Finger responsibility matters because random finger choices create hesitation. When the same finger reaches for the same key each time, the movement becomes automatic.
Transition drills
Practice home row to top row transitions: fjf juj frf jyj ded kik sws lol. Then practice bottom row transitions: fvf jmj dcd k,k sxs l.l. These patterns are not normal words; they are movement drills.
After transition drills, type real words that contain those reaches: river, number, code, milk, quiet, yellow. Pair drills with words so the skill transfers to normal typing.
Mistakes to avoid
Do not let one index finger do all the work. It may feel faster today, but it overloads one finger and limits long-term speed. Do not press keys hard. Light, quick presses reduce fatigue.
Avoid floating hands far above the keyboard. A light home row reset keeps movement short and predictable.
Guided practice block
Use this lesson as a complete practice block rather than a page to skim once. Start with a slow copy round, then repeat the same sample with a timer, then type a different sample to see whether the skill transfers. For proper finger placement, transfer matters because the goal is useful typing, not memorizing one exercise.
Keep the first proper finger placement round deliberately slow. Notice which finger moves, where your eyes go, and whether you press backspace from panic or from a clear correction. In the timed round, raise speed only slightly. In the transfer round, use new text that has the same kind of challenge so your hands learn the pattern in more than one sentence.
Practice examples to copy
Try these proper finger placement sample lines: "Please review the notes before the meeting begins." "The report includes 14 entries, 3 dates, and one corrected total." "Clean typing is easier when the hands reset after every difficult reach." Adjust the wording to match your own school, office, programming, or study tasks.
After each proper finger placement line, circle one detail to improve. It might be capitals, commas, number row movement, spacing, or a repeated letter pair. Repeat only the difficult part three times before typing the whole line again. This turns mistakes into a short exercise instead of a vague frustration.
Mistakes to watch during this lesson
The most common proper finger placement mistake is practicing too fast too soon. A drill is successful when it changes a habit, not when it produces a lucky score. Another mistake is ignoring posture and hand tension. Tight shoulders, locked wrists, and heavy key presses make accurate typing harder over time.

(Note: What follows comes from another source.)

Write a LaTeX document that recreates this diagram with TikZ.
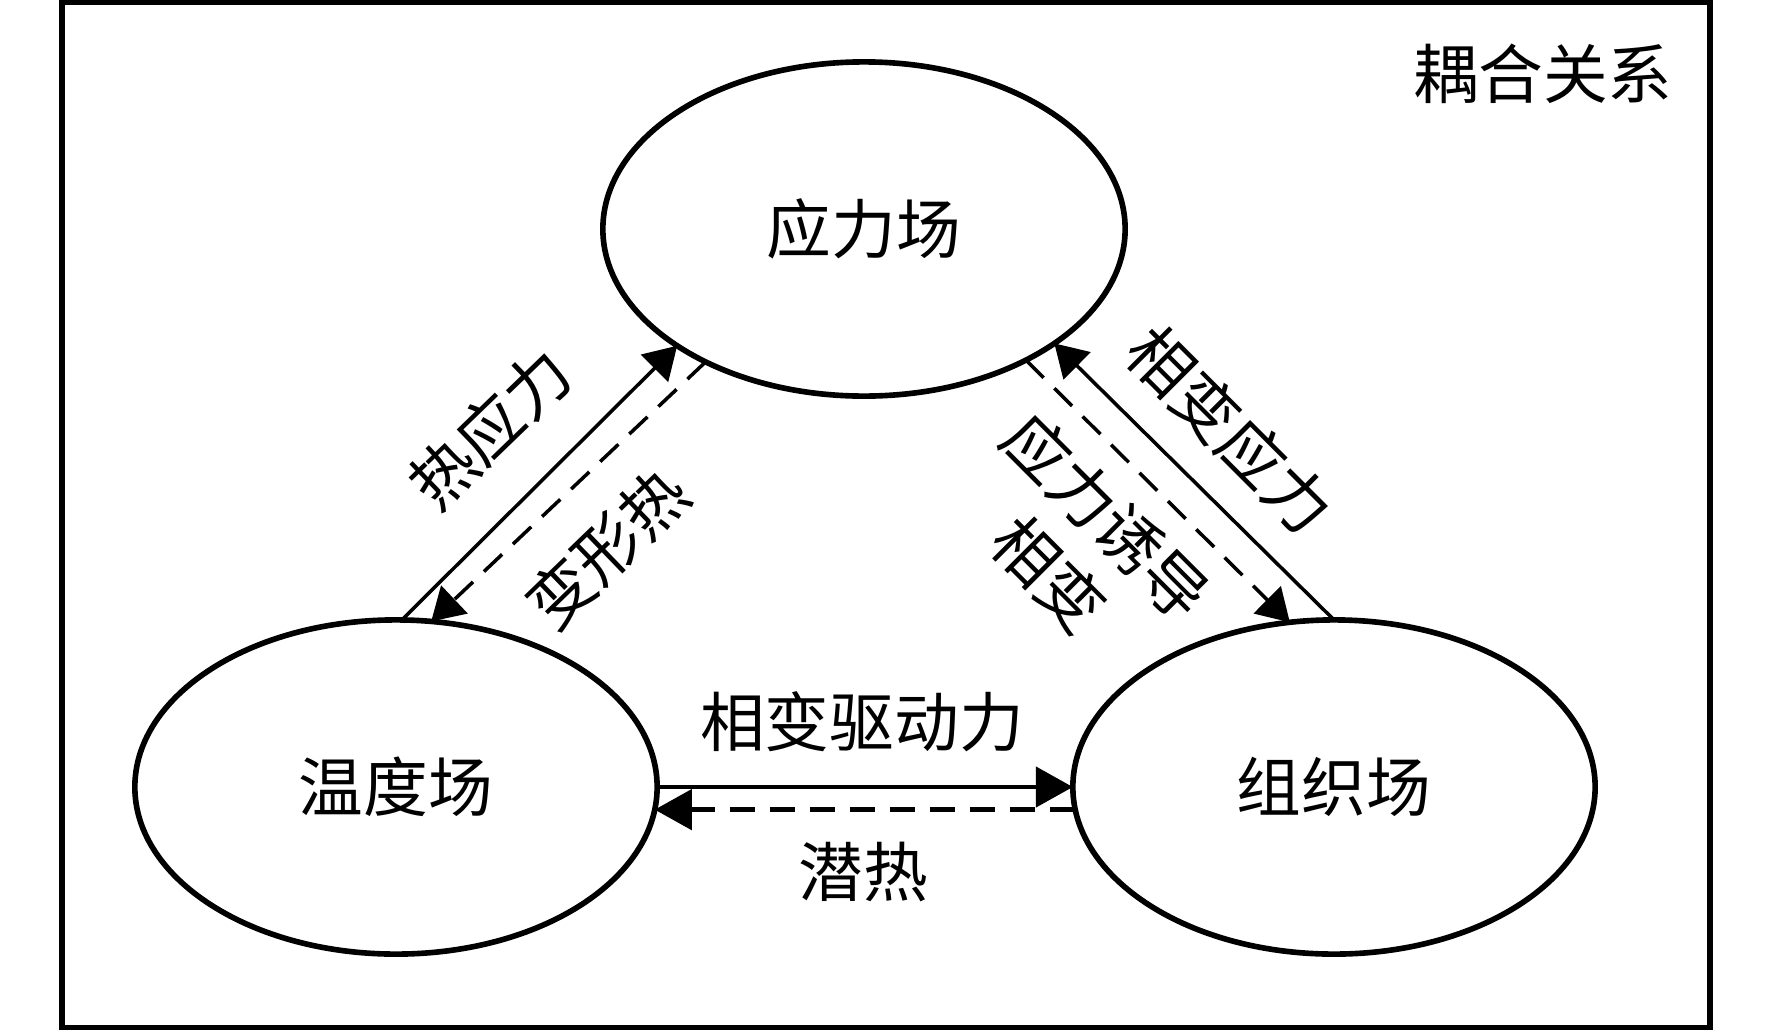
\documentclass[tikz,border=0pt]{standalone}
\usepackage{fontspec}
\newfontfamily\cjk{Noto Sans CJK SC}
\usetikzlibrary{arrows.meta,shapes.geometric}

\begin{document}
\begin{tikzpicture}
		[x=0.01cm,y=-0.01cm,line cap=butt,
		%Styles
		field node/.style={ellipse,draw,line width=1.6pt,minimum width=5.22cm,minimum height=3.34cm,
			inner sep=0pt,outer sep=0pt,font=\cjk\fontsize{18.4pt}{22pt}\selectfont},
		info text/.style={inner sep=0pt,font=\cjk\fontsize{18.4pt}{23pt}\selectfont},
		heavy line/.style={line width=1.3pt,-{Triangle[length=3.7mm,width=4mm]}},
		light line/.style={line width=1pt,-{Triangle[length=3.2mm,width=3.8mm]}},
		heat line/.style={dash pattern=on 2.5mm off 1.5mm}
		]
		
		%The frame
		\useasboundingbox (0,0) rectangle (1772,1030);
		\draw[line width=1.6pt] (62,2.5) rectangle (1710,1027.5);
		\node[info text] (title) at (1543,74) {耦合关系};
		
		%The fields
		\node[field node] (stress) at (864,229) {应力场};
		\node[field node] (temp) at (396,787) {温度场};
		\node[field node] (micro) at (1334,787) {组织场};
		
		%Couplings
		\draw[light line] (temp.88) -- (stress.212);
		\draw[light line,heat line] (stress.220) -- (temp.78);
		\draw[light line] (micro.90) -- (stress.329);
		\draw[light line,heat line] (stress.321) -- (micro.105);
		\draw[heavy line] (temp.0) -- (micro.180);
		\draw[heavy line,heat line] (micro.185.7) -- (temp.-5.7);
		
		\node[info text,rotate=44] (thermal) at (490,428) {热应力};
		\node[info text,rotate=44] (deform) at (607,548) {变形热};
		\node[info text,rotate=-45] (transstress) at (1230,430) {相变应力};
		\node[info text,rotate=-45,align=center] (induced) at (1078,545) {应力诱导\\相变};
		\node[info text] (drive) at (862,722) {相变驱动力};
		\node[info text] (latent) at (863,872) {潜热};
	\end{tikzpicture}
\end{document}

A third mistake is failing to connect the lesson to a real task. After finishing proper finger placement, type one practical item: a note, message, form row, study summary, code-style line, or short email. If that real task feels cleaner, the lesson is doing its job.
How to measure progress
Measure proper finger placement with three checkpoints: accuracy, hesitation, and repeatability. Accuracy tells you whether the result is clean. Hesitation tells you whether the movement is becoming automatic. Repeatability tells you whether the skill works more than once.
Retest after proper finger placement with the typing test once or twice per week, not after every drill. For daily practice, write down one sentence about the session. A note like "better with capitals, still slow on numbers" is more useful than chasing the same scoreboard every few minutes. When the note repeats three times, make that pattern the next lesson focus. This is how a general lesson becomes a personal practice plan with measurable next steps and clearer review habits.
Transition drill sequence
Run this sequence when finger placement feels awkward: home row taps, top-row reaches, bottom-row reaches, then real words. For example, type fjf juj ded kik for one minute, then type river, quiet, number, milk, and code. The drill teaches movement first and vocabulary second.
If one finger keeps taking another finger responsibility, slow down and exaggerate the correct reach for a few lines. Consistency matters more than speed during placement practice because the same reach repeated cleanly becomes automatic later.
| Finger | Main keys | Practice pattern |
|---|---|---|
| Left pinky | Q A Z | aqa aza |
| Left ring | W S X | sws sxs |
| Left middle | E D C | ded dcd |
| Left index | R F V T G B | frf fvf ftf fbf |
| Right index | Y H N U J M | jyj jmj huh |
| Right middle/ring/pinky | I K , O L . P ; / | kik lol p;p |
FAQ
Do I have to use exact touch typing fingers?
For best long-term speed, yes. Small variations happen, but consistent finger responsibility reduces hesitation.
Why do F and J have bumps?
They help you find home row without looking.
Should wrists rest on the desk?
Rest lightly during pauses, but avoid pressing wrists down while actively typing.
How do I know this lesson is working?
You should see fewer repeated mistakes, less looking down, and a more repeatable score on similar text.
Should I repeat this lesson?
Yes. Repeat it for several short sessions before moving to harder material.
What should I do after finishing?
Take the typing test, then read the WPM guide closest to your current score.